Prepared Microspheres:

  • 90:10 PVA MW 146,000-186,000:Lamponite microspheres were prepared. The sample was dissolved in 35mL distilled H2O and 45mL safflower oil was added.
  • Due to the dyes affinity for the organic layer, the Rhodamine 6G will be added at a later date.

Hydrogel Pressure testing

  • After performing diffusion tests on all prepared hydrogels on 2013/02/15, it was determined that the hydrogels prepared with DMSO and dye added prior to the freeze thaw method did not leak dye at a fast rate. As such, pressure tests will be performed using these hydrogels because all collected dye will be caused solely by sheer pressure.
  • First, the most effective pipette for pressure testing was determined.

General Protocol:

  1. A 9 in. Corning disposable, non-sterile Pasteur pipette was heated using a Bunsen burner and was bent in various ways(multiple bends at the stem of the pipette and the top, bends only at the top, etc.). Note: Pictures of bent pipettes will be uploaded for reference.
  2. Using a razor blade, the hydrogel for testing was cut into small cubes. The mass of each tested sample should be approximately 0.1g. If the hydrogel was too firm for safe cutting, the hydrogel was placed in 3mL distilled H2O for approximately 20 minutes. The time in distilled H2O can not exceed 2 hours(definitive amount of time that was determined where minimal leakage of dye occurred).
  3. 3mL of distilled H2O were added to the pipette and using a ribber bulb squeezed out of the pipette. The 3mL of H2O were collected in a beaker. Note: When adding the distilled H2O, the tip of the pipette should be completely covered with a finger or a hand to prevent any H2O from going straight through the pipette.
  4. Fluorescence was then run on the collected sample.

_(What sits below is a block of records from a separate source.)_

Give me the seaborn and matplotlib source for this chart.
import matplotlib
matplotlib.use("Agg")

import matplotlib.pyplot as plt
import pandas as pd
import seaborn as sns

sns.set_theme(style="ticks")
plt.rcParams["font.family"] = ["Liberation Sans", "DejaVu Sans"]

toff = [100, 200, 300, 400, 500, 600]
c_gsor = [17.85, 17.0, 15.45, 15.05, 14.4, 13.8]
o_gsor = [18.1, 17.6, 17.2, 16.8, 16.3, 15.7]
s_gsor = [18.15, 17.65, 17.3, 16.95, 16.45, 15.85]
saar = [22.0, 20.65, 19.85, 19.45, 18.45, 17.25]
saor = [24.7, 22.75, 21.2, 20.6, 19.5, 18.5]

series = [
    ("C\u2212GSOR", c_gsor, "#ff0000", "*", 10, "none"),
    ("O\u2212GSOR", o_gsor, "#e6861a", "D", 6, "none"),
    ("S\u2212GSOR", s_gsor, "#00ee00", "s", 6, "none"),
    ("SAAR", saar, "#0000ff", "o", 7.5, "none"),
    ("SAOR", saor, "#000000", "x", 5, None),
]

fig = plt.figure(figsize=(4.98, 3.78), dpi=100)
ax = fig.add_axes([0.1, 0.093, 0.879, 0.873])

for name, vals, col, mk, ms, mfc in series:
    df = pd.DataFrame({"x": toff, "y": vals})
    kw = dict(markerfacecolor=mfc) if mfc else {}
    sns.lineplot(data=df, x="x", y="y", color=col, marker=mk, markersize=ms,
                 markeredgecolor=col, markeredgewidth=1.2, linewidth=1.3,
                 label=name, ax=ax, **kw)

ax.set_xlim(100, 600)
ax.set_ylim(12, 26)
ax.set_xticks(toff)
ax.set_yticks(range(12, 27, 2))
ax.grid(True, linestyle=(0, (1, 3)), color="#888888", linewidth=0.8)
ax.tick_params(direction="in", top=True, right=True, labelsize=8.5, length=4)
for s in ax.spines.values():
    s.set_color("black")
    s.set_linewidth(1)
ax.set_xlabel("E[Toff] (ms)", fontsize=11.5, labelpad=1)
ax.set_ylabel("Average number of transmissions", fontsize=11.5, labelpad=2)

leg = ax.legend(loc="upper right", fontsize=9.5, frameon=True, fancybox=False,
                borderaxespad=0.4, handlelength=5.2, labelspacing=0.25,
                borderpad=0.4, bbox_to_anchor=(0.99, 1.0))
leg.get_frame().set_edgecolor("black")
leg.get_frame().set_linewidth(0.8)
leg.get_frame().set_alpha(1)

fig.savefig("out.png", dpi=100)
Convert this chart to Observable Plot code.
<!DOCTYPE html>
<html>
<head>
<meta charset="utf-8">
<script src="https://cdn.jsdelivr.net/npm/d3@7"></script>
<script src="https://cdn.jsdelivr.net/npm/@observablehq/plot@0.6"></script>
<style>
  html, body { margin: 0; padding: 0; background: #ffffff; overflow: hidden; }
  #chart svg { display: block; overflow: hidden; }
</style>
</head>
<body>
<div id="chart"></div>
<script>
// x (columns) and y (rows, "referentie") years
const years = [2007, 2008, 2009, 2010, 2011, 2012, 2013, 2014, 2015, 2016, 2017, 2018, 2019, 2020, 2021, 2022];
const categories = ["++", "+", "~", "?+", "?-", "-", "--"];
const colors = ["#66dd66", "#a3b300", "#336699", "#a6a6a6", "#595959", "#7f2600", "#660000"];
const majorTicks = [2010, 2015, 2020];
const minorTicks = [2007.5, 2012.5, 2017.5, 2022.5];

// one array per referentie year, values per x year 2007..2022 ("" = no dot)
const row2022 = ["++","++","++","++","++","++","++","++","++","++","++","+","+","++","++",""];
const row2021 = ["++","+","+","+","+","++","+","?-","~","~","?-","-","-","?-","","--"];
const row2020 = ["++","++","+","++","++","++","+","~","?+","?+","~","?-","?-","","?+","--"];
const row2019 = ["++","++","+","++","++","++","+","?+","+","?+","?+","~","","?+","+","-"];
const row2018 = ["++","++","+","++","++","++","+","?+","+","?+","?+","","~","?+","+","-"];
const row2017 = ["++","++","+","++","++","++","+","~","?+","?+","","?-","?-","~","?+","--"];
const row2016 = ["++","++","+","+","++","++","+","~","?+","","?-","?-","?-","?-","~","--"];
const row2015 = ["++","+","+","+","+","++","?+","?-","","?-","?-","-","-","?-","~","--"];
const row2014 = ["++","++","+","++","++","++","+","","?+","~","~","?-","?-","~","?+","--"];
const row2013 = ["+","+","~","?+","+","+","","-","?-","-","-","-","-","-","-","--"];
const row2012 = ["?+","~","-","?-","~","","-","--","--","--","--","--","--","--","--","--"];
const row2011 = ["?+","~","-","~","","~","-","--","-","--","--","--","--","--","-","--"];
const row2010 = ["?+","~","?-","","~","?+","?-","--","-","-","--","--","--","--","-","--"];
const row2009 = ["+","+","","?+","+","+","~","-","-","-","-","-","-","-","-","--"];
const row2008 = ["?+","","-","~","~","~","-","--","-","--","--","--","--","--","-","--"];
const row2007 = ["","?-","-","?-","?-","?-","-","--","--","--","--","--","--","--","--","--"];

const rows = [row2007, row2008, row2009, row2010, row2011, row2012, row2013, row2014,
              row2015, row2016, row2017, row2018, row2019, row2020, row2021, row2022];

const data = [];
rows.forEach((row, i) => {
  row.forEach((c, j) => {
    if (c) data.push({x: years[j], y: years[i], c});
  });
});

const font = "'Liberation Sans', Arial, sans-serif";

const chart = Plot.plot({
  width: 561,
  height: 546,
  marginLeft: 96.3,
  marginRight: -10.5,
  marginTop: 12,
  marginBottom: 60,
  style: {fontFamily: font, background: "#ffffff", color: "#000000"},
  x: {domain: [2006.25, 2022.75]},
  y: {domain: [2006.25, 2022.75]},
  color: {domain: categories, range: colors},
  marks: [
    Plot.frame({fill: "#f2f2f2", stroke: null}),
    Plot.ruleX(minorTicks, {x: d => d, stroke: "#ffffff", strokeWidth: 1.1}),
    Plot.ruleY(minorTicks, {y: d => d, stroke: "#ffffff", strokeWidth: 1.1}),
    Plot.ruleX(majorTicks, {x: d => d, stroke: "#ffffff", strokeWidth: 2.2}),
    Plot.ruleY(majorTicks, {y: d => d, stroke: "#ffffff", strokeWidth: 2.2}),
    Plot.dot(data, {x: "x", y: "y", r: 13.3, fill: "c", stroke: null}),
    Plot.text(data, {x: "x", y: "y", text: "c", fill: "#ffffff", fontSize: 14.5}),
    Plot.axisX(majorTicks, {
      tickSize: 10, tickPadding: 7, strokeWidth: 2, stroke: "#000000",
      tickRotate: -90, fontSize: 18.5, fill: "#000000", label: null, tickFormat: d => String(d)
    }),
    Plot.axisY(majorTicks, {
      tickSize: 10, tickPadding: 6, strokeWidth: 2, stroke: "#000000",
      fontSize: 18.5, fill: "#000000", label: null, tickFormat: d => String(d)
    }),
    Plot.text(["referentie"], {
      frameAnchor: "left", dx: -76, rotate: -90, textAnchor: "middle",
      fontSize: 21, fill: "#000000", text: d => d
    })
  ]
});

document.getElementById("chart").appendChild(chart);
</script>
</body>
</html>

  • The same hydrogel sample will be used to test the various Pasteur pipettes. As such, the sample with the largest amount of fluorescence will indicate the most effective manner in which to bend the Pasteur pipette to create the most sheer pressure.

Pressure samples:

90:10 PVA MW 146,000-186,000:110% Lamponite hydrogel pressure tests '
Shape of pasteur pipette Amount of hydrogel used(g)
Plain pasteur pipette. No modifications 0.1575
Stem of pipette bent at angle slightly less than 90 degrees 0.1134
Stem of pipette bent at angle slightly less than 90 degrees right at the start of the stem of pipette 0.1397
Pipette with three pockets at the top of the pipette 0.1039
Pipette bent twice in the stem 0.1158
Pipette bent at the top of the pipette at close to 90 degree angle. Sides of pipette almost touching 0.1108
Pipette with a twist in the middle of the pipette 0.0993
Pipette bent twice in the middle of the pipette 0.1416
Pipette with two pockets in the top portion of the pipette 0.1041
Top bent so sides almost touching at 90 degree angle 0.1258
Plain pasteur pipette. No modifications. Run #2 0.121

Figure 1. Spectra for the pressure testing of 90:10 PVA MW 146,000-186,000:110% Lamponite
Fluorescence spectra determining the best pipette for pressure testing.png

  • It appears as if using an unmodified pipette or a pipette with a bend at the top of the pipette so the sides are almost touching produced the maximum amount of sheer pressure. Further testing will be done for verification.
  • In comparison to the 0.25μM Rhodamine 6G control, this method of sheer pressure does not perform a significant amount of sheer pressure or does not elicit the diffusion of a significant amount of dye. Another method to test the sheer pressure will be considered.